Ocean, cloud and sky brood before the viewer, bathed in an almost heavenly light, forging a romantic intensity that is punctuated by the working aspects of the setting: seagoing vessels, jetties and figures in the distance.

‘Marine, étude de nuages’, 1856

Born near Paris in 1820, Gustave Le Gray trained as a painter before turning to photography in his late twenties, and the culmination of his career was an extraordinary series of sea and cloud studies, created between 1856 and 1858 on the shores of Brittany, Normandy and the Mediterranean.

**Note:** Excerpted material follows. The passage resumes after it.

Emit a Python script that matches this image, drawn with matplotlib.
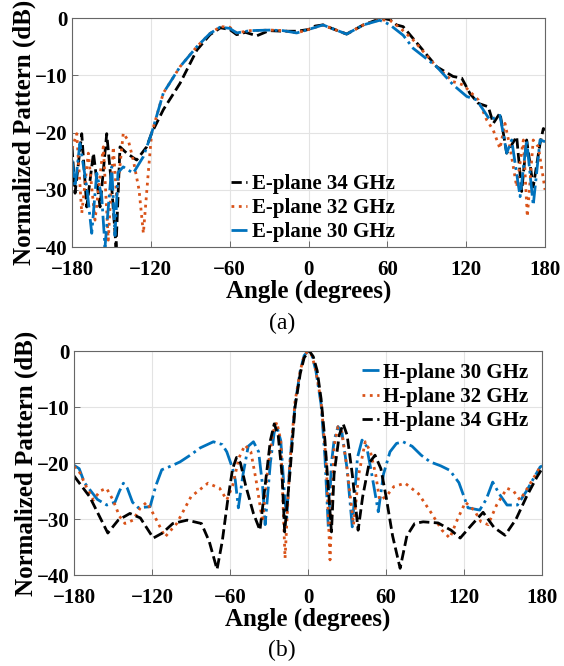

‘Le Brick/Brick au clair de lune’, 1856

Given the limitations of the available equipment, Le Gray's technical triumph was considerable; his innovation was to print separate negatives for each element on a single sheet of paper. (In an early book on photography, Le Gray explained his exposure method for waxed paper negatives: two seconds in the "lovely season", 30 seconds in the fogs of autumn, and three minutes by candlelight.)

When the first studies were exhibited in London in 1856, critics marvelled at Le Gray's ability to render monumental banks of clouds with a virtuosity that defeated all but the greatest landscape painters. He himself was alive to the potential of photography, and, among much writing and teaching on the new art, called for photographs to be exhibited alongside paintings in salons and museums.

Alas, Le Gray's life was soon to take an abrupt detour. Declared bankrupt in 1860, he left his family, business and France, finally settling in Cairo, where he taught drawing and continued to make photographs.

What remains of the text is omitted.